__Given data__
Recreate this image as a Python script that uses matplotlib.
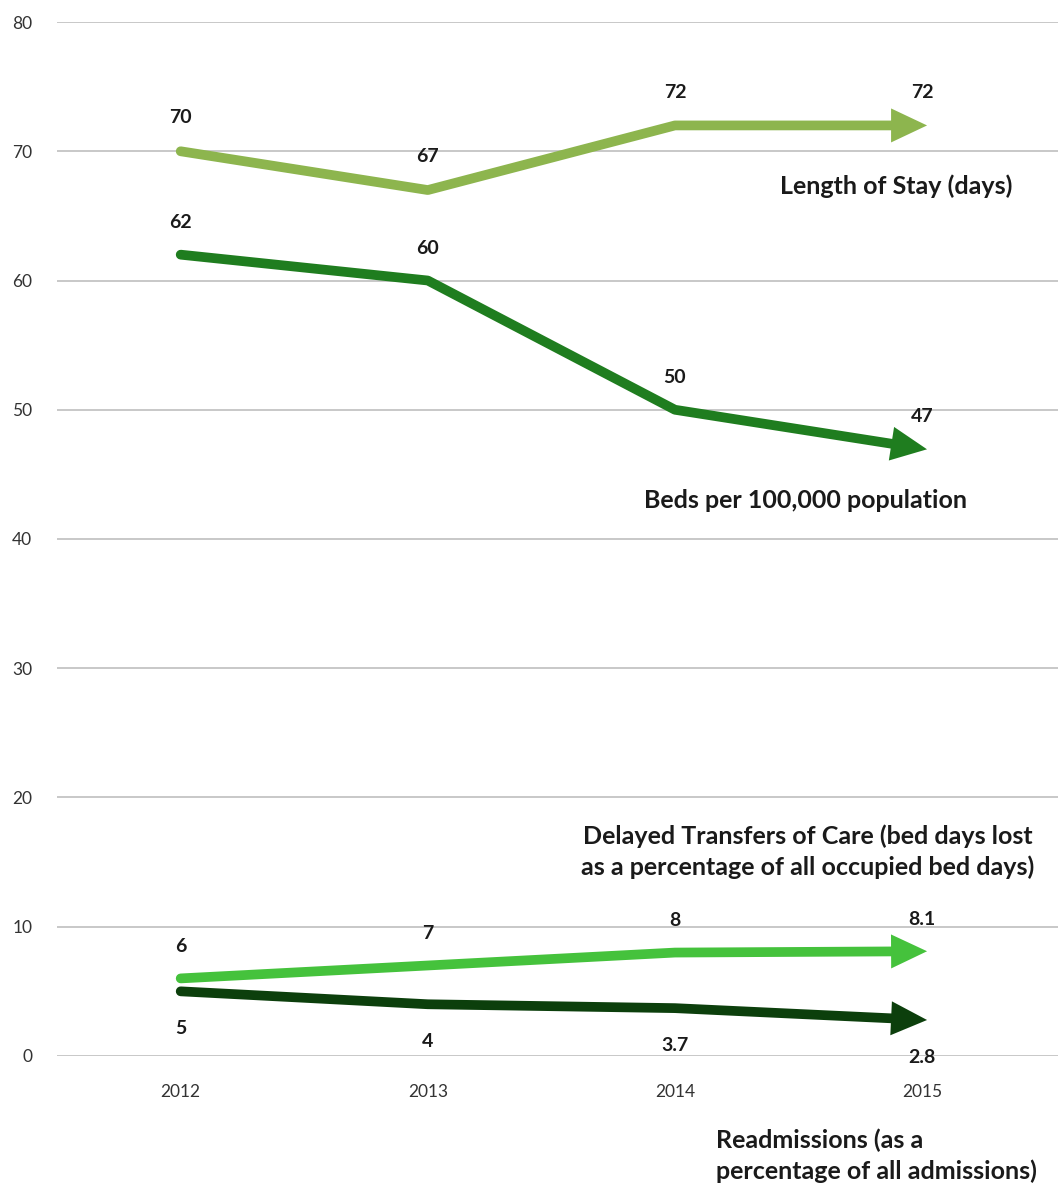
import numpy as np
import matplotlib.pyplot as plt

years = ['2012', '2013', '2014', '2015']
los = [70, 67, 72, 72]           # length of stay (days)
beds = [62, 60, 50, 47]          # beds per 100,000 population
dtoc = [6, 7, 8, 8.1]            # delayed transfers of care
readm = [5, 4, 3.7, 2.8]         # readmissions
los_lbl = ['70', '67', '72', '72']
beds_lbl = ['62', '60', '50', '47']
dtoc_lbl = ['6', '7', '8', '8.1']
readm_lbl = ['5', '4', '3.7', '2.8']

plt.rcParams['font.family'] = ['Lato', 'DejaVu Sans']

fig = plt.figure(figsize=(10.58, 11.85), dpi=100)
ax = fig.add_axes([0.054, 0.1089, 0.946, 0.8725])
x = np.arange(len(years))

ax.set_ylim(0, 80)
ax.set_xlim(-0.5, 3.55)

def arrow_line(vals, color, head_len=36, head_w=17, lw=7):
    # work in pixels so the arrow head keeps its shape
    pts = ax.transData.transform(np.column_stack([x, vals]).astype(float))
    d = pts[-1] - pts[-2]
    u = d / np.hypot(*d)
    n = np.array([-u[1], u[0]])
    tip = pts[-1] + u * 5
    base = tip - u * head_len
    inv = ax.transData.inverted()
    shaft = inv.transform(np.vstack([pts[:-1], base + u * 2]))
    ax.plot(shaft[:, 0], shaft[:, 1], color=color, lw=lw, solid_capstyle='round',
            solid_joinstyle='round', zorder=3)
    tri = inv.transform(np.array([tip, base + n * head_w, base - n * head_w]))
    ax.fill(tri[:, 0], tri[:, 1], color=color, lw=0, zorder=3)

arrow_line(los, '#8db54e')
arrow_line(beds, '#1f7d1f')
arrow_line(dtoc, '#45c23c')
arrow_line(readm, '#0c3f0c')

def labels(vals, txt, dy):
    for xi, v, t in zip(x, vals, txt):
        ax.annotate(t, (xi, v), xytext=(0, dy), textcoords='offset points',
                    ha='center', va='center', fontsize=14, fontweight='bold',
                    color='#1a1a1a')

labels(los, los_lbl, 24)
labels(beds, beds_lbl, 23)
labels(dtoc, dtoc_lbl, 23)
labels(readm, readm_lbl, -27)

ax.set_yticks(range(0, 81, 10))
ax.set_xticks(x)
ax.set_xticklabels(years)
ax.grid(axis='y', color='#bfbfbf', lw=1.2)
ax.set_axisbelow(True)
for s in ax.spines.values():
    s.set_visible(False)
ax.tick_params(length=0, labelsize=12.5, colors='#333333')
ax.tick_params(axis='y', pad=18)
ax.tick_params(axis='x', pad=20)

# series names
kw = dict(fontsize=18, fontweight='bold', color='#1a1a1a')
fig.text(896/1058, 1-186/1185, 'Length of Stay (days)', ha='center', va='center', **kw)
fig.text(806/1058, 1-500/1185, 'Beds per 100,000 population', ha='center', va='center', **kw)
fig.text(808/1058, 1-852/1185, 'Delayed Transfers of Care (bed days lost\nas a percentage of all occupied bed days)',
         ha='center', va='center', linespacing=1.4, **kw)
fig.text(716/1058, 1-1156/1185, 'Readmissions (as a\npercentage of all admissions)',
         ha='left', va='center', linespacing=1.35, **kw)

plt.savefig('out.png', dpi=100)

__Problem requirements__
Extract all the data above exactly, excluding every picture.

__Task answer__
Recreate this image as a Python script that uses matplotlib.
import numpy as np
import matplotlib.pyplot as plt

years = ['2012', '2013', '2014', '2015']
los = [70, 67, 72, 72]           # length of stay (days)
beds = [62, 60, 50, 47]          # beds per 100,000 population
dtoc = [6, 7, 8, 8.1]            # delayed transfers of care
readm = [5, 4, 3.7, 2.8]         # readmissions
los_lbl = ['70', '67', '72', '72']
beds_lbl = ['62', '60', '50', '47']
dtoc_lbl = ['6', '7', '8', '8.1']
readm_lbl = ['5', '4', '3.7', '2.8']

plt.rcParams['font.family'] = ['Lato', 'DejaVu Sans']

fig = plt.figure(figsize=(10.58, 11.85), dpi=100)
ax = fig.add_axes([0.054, 0.1089, 0.946, 0.8725])
x = np.arange(len(years))

ax.set_ylim(0, 80)
ax.set_xlim(-0.5, 3.55)

def arrow_line(vals, color, head_len=36, head_w=17, lw=7):
    # work in pixels so the arrow head keeps its shape
    pts = ax.transData.transform(np.column_stack([x, vals]).astype(float))
    d = pts[-1] - pts[-2]
    u = d / np.hypot(*d)
    n = np.array([-u[1], u[0]])
    tip = pts[-1] + u * 5
    base = tip - u * head_len
    inv = ax.transData.inverted()
    shaft = inv.transform(np.vstack([pts[:-1], base + u * 2]))
    ax.plot(shaft[:, 0], shaft[:, 1], color=color, lw=lw, solid_capstyle='round',
            solid_joinstyle='round', zorder=3)
    tri = inv.transform(np.array([tip, base + n * head_w, base - n * head_w]))
    ax.fill(tri[:, 0], tri[:, 1], color=color, lw=0, zorder=3)

arrow_line(los, '#8db54e')
arrow_line(beds, '#1f7d1f')
arrow_line(dtoc, '#45c23c')
arrow_line(readm, '#0c3f0c')

def labels(vals, txt, dy):
    for xi, v, t in zip(x, vals, txt):
        ax.annotate(t, (xi, v), xytext=(0, dy), textcoords='offset points',
                    ha='center', va='center', fontsize=14, fontweight='bold',
                    color='#1a1a1a')

labels(los, los_lbl, 24)
labels(beds, beds_lbl, 23)
labels(dtoc, dtoc_lbl, 23)
labels(readm, readm_lbl, -27)

ax.set_yticks(range(0, 81, 10))
ax.set_xticks(x)
ax.set_xticklabels(years)
ax.grid(axis='y', color='#bfbfbf', lw=1.2)
ax.set_axisbelow(True)
for s in ax.spines.values():
    s.set_visible(False)
ax.tick_params(length=0, labelsize=12.5, colors='#333333')
ax.tick_params(axis='y', pad=18)
ax.tick_params(axis='x', pad=20)

# series names
kw = dict(fontsize=18, fontweight='bold', color='#1a1a1a')
fig.text(896/1058, 1-186/1185, 'Length of Stay (days)', ha='center', va='center', **kw)
fig.text(806/1058, 1-500/1185, 'Beds per 100,000 population', ha='center', va='center', **kw)
fig.text(808/1058, 1-852/1185, 'Delayed Transfers of Care (bed days lost\nas a percentage of all occupied bed days)',
         ha='center', va='center', linespacing=1.4, **kw)
fig.text(716/1058, 1-1156/1185, 'Readmissions (as a\npercentage of all admissions)',
         ha='left', va='center', linespacing=1.35, **kw)

plt.savefig('out.png', dpi=100)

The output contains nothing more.